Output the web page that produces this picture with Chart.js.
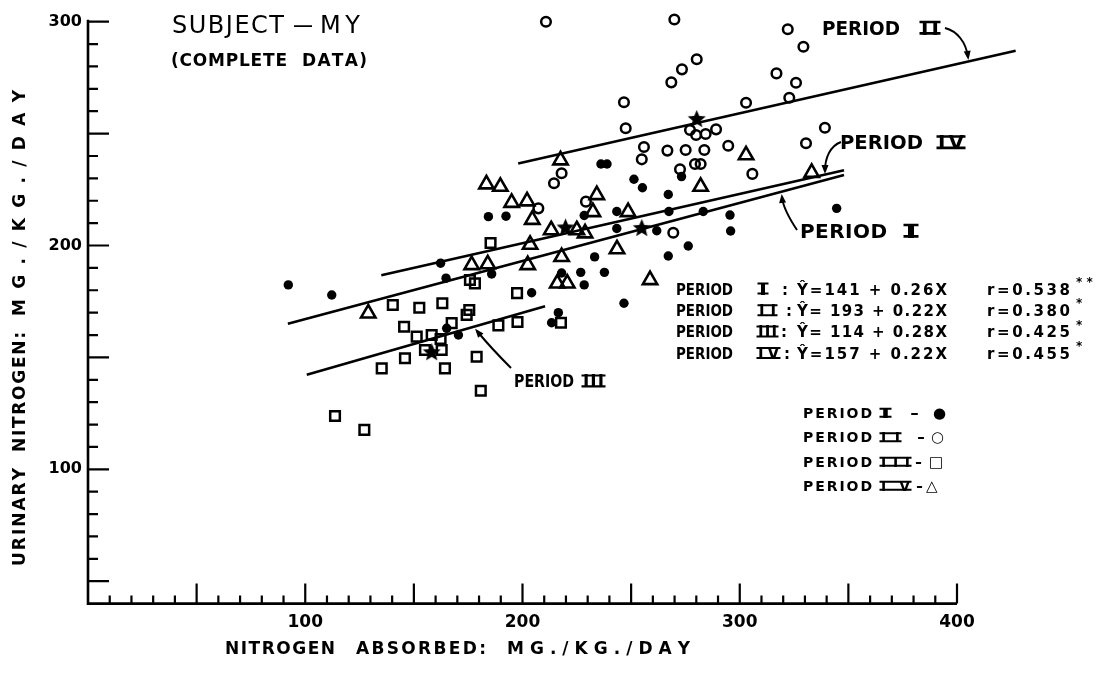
==
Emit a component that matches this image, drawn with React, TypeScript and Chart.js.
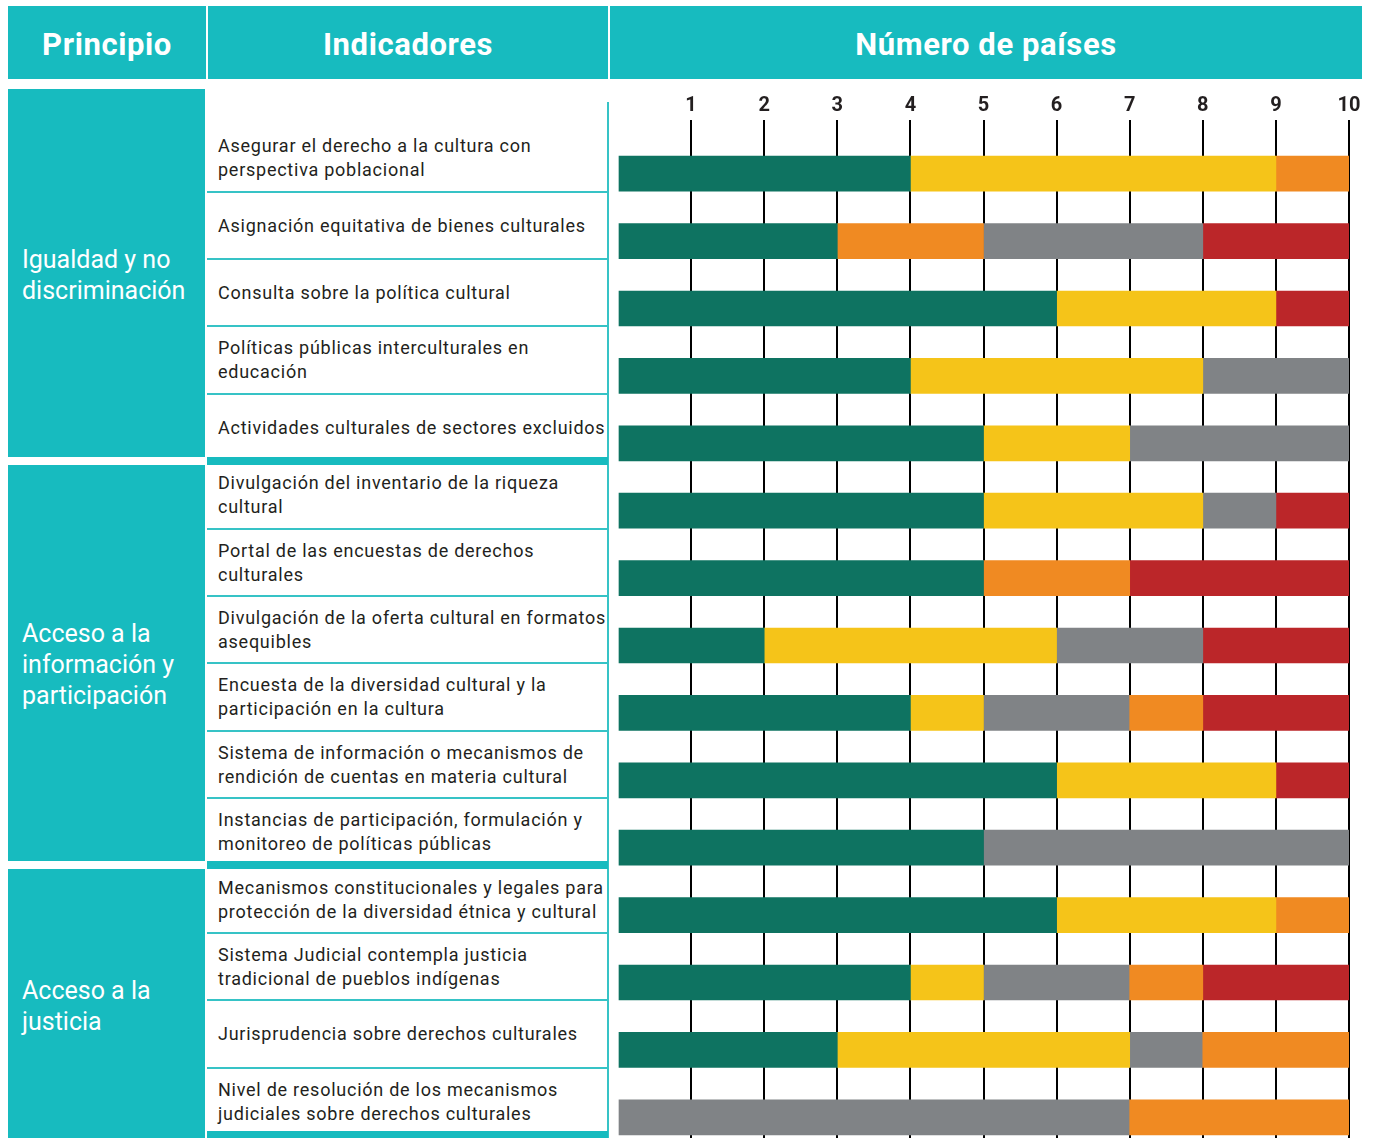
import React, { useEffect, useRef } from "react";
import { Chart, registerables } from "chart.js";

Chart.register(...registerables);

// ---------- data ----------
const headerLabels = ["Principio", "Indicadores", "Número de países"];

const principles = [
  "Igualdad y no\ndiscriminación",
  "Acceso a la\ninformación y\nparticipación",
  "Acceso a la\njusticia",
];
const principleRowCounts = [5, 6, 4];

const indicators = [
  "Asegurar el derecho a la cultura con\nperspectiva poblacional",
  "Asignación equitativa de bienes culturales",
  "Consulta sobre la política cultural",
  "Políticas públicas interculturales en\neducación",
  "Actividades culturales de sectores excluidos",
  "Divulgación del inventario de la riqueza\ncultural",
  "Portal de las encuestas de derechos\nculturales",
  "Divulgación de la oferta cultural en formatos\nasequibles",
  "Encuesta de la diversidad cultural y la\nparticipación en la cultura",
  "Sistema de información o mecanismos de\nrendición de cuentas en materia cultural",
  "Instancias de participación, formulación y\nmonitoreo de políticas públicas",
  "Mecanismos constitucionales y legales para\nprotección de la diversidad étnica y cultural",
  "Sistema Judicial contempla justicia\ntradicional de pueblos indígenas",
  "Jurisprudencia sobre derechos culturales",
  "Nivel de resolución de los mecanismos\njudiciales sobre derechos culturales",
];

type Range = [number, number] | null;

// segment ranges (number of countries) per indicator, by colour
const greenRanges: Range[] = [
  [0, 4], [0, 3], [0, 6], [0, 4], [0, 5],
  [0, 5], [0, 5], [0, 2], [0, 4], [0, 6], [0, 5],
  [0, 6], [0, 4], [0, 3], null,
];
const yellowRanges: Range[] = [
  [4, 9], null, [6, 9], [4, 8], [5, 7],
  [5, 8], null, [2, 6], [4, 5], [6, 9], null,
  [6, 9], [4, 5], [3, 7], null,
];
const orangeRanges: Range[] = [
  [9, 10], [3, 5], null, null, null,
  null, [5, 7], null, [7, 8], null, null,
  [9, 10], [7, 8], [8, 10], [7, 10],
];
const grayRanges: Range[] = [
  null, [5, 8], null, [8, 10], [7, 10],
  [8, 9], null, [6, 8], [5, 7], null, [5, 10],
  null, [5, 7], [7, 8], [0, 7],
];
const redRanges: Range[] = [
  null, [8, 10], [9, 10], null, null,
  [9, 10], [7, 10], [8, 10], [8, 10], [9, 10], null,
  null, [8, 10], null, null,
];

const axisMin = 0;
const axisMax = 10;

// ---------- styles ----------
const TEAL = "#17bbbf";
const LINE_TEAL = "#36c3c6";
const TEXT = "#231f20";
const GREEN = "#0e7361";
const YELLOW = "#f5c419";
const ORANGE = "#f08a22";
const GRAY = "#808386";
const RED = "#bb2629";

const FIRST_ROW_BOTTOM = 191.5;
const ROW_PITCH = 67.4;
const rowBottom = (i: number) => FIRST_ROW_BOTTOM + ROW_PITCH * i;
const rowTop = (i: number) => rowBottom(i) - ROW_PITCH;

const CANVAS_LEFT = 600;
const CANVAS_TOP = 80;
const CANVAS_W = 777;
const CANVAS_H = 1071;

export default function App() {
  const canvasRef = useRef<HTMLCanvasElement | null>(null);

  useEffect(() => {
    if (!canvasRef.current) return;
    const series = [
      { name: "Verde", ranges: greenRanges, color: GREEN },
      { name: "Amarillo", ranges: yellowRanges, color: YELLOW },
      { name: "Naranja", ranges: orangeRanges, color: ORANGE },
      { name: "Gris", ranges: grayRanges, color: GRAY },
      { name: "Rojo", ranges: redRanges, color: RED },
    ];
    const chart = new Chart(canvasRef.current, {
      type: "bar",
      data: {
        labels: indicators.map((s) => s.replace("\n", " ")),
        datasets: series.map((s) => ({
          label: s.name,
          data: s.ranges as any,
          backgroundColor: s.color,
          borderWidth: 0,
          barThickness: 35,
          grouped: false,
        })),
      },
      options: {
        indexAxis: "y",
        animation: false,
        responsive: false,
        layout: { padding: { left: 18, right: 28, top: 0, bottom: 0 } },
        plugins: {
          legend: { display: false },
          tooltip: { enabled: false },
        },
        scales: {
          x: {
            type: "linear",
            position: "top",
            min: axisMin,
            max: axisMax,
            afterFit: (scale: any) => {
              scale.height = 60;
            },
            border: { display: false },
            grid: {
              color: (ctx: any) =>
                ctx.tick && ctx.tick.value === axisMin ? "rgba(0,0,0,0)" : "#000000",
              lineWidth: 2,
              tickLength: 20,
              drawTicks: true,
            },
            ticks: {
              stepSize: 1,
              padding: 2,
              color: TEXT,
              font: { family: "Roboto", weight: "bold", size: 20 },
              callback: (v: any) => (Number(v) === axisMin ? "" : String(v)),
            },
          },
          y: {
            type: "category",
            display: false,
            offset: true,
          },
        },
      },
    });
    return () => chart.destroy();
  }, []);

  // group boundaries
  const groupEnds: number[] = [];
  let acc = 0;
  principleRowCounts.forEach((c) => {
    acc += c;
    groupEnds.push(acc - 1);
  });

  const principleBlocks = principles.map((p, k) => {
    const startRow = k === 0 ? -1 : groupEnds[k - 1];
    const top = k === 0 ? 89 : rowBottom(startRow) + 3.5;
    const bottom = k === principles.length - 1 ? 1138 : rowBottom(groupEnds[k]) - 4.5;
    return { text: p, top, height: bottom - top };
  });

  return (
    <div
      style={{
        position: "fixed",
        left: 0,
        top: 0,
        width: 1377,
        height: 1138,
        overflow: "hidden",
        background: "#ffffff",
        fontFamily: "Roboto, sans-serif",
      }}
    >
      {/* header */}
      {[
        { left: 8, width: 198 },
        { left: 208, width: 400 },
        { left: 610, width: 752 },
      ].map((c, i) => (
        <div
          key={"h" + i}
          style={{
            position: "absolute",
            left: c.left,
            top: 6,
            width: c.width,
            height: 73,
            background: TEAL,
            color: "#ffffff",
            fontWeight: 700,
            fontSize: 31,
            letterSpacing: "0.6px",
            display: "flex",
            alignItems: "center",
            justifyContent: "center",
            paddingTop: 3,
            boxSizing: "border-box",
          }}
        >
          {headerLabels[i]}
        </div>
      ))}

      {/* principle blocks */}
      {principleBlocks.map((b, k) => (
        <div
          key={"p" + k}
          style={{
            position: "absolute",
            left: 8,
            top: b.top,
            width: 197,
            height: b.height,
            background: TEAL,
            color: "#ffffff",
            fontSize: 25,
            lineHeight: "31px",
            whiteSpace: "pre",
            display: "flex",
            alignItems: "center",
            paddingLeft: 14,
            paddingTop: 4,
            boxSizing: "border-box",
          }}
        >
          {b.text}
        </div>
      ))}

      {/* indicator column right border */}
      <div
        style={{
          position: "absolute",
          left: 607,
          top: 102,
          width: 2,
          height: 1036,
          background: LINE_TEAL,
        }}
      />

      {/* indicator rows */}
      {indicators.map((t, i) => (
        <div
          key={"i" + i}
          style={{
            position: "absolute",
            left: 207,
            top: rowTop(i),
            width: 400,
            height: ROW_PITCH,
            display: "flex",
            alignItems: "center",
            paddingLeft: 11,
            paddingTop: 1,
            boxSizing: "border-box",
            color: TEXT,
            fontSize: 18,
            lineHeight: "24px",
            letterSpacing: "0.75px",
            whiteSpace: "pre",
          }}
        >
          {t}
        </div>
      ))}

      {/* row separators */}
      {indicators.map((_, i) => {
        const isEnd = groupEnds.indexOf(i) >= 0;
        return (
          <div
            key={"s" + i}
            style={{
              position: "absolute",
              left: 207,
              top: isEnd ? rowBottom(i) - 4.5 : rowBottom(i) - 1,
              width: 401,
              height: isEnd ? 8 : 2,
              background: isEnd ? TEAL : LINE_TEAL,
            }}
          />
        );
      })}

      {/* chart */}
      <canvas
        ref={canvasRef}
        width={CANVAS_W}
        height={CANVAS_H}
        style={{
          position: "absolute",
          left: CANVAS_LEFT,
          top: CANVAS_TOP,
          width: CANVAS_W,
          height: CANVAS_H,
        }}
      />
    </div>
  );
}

- _What is expected_
Go through the listing above and pull out each line containing the word "React".

- _Solution to this exercise_
Emit a component that matches this image, drawn with React, TypeScript and Chart.js.
import React, { useEffect, useRef } from "react";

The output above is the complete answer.